Los chabacanos dirían que esta es una plaza que tiene el encanto de un pueblo, pero ya sabéis que este vuestro apunyalador tiene ataques de bilis cuando se equipara necesariamente la paz al amor por lo agrario
Es una lástima que la mayoría de conciudadanos no muevan las nalgas de su propio barrio, porque distraerse una mañana de canícula como ésta por la calle Gran de Sant Andreu, una de las vías centrales de barrio donde el pequeño comercio servido en lengua catalana todavía resiste las embestidas del enemigo, resulta una auténtica delicia.
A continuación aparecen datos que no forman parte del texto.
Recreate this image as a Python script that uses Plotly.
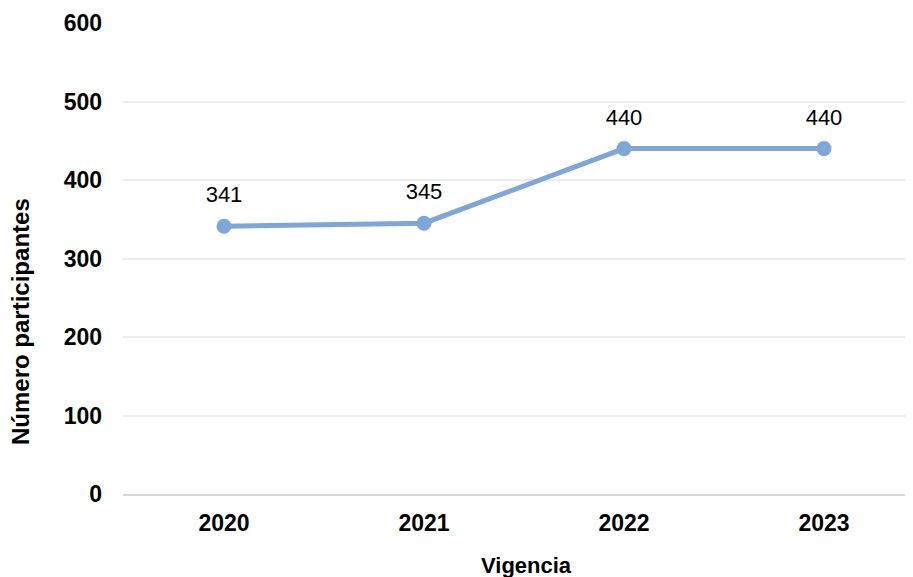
import plotly.graph_objects as go

years = ["2020", "2021", "2022", "2023"]
participants = [341, 345, 440, 440]
y_ticks = [0, 100, 200, 300, 400, 500, 600]

FONT = "Liberation Sans, Arial, sans-serif"

# The page body has an 8px default margin, so the figure is sized to fit.
W, H = 905, 569
L, R, T, B = 115, 0, 15, 83
PW, PH = W - L - R, H - T - B

fig = go.Figure()
fig.add_trace(go.Scatter(
    x=years, y=participants,
    mode="lines+markers",
    line=dict(color="#7FA6D6", width=5),
    marker=dict(color="#7FA6D6", size=15),
    cliponaxis=False,
    hoverinfo="skip",
))
# Data labels, pushed up by an invisible larger marker
fig.add_trace(go.Scatter(
    x=years, y=participants,
    mode="markers+text",
    marker=dict(color="rgba(0,0,0,0)", size=28),
    text=[str(v) for v in participants],
    textposition="top center",
    textfont=dict(family=FONT, size=22, color="#000000"),
    cliponaxis=False,
    hoverinfo="skip",
))

annotations = [
    dict(text="<b>Vigencia</b>", xref="paper", yref="paper",
         x=(518 - L) / PW, y=(H - B - 557) / PH, xanchor="center", yanchor="middle",
         showarrow=False, font=dict(family=FONT, size=22, color="#000000")),
    dict(text="<b>Número participantes</b>", xref="paper", yref="paper",
         x=(12 - L) / PW, y=(H - B - 314) / PH, xanchor="center", yanchor="middle",
         textangle=-90,
         showarrow=False, font=dict(family=FONT, size=24, color="#000000")),
]

fig.update_layout(
    width=W, height=H,
    margin=dict(l=L, r=R, t=T, b=B),
    paper_bgcolor="white", plot_bgcolor="white",
    showlegend=False,
    font=dict(family=FONT, color="#000000"),
    xaxis=dict(
        type="category",
        range=[-0.505, 3.445],
        showgrid=False,
        showline=True, linecolor="#D9D9D9", linewidth=2,
        tickfont=dict(family=FONT, size=23, color="#000000", weight="bold"),
        ticks="", ticklabelstandoff=7,
        zeroline=False,
    ),
    yaxis=dict(
        range=[0, 600],
        tickvals=y_ticks,
        showgrid=True, gridcolor="#EDEDED", gridwidth=2,
        zeroline=False,
        showline=False,
        tickfont=dict(family=FONT, size=23, color="#000000", weight="bold"),
        ticks="", ticklabelstandoff=20,
    ),
    annotations=annotations,
)

fig.write_html("out.html")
Los indígenas del barrio pasean desde el bar Versalles en dirección Fabra y Puig, y es la paulatina degradación de la calle quien acaba obligándote a cambiar de ruta (nota para restauradores con ganas de arriesgar: Sant Andreu pide a gritos un restaurante como dios manda que supere la pandemia de bares que lo pueblan sin alma ni gracia alguna; cocineros de la ciudad, haced el favor de montar algo que valga la pena y os lo compensaremos). Del downtown barrial vale la pena escapar hasta la calle Pons i Gallarza, llena de fachadas coloreadas, donde se esconde La Tribu, una librería para la gente a la que nos gusta leer.
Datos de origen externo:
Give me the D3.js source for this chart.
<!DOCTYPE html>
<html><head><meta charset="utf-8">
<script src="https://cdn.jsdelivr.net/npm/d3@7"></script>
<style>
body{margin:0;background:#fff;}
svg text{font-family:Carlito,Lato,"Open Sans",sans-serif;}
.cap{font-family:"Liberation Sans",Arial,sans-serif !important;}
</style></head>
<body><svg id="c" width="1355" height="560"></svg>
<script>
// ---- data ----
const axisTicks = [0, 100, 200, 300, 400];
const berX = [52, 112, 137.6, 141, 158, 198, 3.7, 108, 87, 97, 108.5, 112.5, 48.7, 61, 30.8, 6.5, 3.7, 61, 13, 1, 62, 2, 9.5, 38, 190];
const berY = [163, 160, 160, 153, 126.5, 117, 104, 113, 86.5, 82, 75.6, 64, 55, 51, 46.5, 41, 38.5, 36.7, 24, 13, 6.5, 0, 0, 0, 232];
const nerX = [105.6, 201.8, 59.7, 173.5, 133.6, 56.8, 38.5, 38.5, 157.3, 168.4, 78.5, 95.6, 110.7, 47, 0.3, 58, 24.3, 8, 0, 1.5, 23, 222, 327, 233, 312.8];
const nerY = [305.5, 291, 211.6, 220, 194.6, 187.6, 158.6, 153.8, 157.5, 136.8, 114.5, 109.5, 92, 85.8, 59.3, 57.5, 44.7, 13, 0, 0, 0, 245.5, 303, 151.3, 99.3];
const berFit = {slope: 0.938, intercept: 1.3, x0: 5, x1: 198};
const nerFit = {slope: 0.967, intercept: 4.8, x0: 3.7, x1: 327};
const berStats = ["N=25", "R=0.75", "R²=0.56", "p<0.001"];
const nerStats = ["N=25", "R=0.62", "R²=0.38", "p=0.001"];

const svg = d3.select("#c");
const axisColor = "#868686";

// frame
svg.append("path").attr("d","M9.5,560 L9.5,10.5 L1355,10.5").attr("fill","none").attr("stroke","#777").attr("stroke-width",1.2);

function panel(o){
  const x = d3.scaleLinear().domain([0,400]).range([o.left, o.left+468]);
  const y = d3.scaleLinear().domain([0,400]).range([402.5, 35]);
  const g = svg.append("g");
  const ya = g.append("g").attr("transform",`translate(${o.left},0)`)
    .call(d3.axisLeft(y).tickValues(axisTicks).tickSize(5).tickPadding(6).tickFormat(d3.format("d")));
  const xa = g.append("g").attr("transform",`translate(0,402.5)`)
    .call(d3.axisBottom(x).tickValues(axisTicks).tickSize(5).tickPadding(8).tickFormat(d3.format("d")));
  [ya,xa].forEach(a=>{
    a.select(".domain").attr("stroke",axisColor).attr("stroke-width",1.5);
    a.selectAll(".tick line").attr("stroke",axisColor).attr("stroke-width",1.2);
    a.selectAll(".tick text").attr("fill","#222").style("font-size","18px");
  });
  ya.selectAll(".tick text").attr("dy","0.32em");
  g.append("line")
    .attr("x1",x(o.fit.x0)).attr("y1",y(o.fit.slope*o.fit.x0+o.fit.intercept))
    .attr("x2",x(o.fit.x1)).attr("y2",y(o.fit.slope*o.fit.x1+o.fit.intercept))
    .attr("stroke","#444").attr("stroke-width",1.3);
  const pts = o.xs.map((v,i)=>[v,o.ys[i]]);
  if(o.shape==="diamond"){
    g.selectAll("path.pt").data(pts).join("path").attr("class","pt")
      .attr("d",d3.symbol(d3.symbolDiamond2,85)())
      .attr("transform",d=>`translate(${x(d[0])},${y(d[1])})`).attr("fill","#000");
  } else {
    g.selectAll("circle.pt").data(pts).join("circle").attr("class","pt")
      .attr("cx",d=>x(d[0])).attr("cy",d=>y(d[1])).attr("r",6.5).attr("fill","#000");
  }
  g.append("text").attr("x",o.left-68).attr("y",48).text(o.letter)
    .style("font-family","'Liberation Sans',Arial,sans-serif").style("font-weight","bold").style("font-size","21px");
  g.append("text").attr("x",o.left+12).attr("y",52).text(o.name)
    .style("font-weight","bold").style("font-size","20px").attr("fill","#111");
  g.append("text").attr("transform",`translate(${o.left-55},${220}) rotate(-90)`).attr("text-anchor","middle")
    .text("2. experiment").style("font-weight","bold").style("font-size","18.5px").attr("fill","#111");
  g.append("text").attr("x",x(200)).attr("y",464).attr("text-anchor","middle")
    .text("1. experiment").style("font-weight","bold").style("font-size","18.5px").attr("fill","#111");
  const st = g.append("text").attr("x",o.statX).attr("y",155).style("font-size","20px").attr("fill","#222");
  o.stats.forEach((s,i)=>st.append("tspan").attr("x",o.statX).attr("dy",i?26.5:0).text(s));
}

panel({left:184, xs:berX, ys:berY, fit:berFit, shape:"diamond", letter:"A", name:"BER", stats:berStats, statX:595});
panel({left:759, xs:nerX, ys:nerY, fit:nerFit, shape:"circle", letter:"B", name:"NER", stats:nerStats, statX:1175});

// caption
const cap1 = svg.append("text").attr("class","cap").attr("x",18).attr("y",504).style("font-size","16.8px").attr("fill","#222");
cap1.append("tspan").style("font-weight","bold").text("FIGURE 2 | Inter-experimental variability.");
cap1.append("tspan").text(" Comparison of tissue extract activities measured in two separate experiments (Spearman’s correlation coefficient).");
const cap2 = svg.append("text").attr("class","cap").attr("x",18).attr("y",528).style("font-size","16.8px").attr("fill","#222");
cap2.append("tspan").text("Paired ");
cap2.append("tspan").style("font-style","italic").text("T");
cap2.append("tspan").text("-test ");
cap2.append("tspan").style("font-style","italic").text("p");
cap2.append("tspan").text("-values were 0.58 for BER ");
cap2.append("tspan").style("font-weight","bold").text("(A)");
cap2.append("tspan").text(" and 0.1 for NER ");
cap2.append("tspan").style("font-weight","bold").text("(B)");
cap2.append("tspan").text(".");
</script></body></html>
Dando la vuelta por la calle de Vintró, llegaréis a la antigua plaza del Mercat, uno de los centros del barrio que ha quedado desgraciadamente adormilado a causa de unas obras de remodelación que acumulan más deadlines y atrasos que las hojas de ruta soberanistas; el último juramento municipal fue acabarlas en marzo de 2021, y tiro porque me toca. Es una auténtica lástima, porque las tiendecillas de los comerciantes que trufan este cuadrado natural de aire italianizante (recuerdo con cariño, si la neurona no me falla, la tienda de bacalaos Perelló y la frutería Tugas) son una verdadera maravilla. Del mercado podemos continuar paseando hasta la calle Grau, que es uno de mis rincones favoritos de Barcelona, una manzana que fue parida para acoger el mar y que posee algunos jardines abarrocados de espíritu kitsch, entre los que hay una Catalunya en miniatura muy curiosa que si vierais en Berlín os pillaría un ataque de Instagram.
Saliendo de este último paraje, delante de la calle de San Hipòlit, me sorprende una pequeña biblioteca en miniatura en forma de jaula de pájaro coronada por un cartel donde los anarquistas del barrio han escrito una frase atribuida a Montserrat Roig: “La cultura es la opción política más revolucionaria a largo plazo”. En otro contexto, lo naif de la sentencia de nuestra cronista quizá me hubiera hecho sonreír. Pero tras esta ruta de la aparente oquedad del Bon Pastor hacia el hermoso corazón de Sant Andreu diría que sí, que con una biblioteca puede que no se haga la revolución, pero uno puede vivir encuentros que le hacen superar sus prejuicios.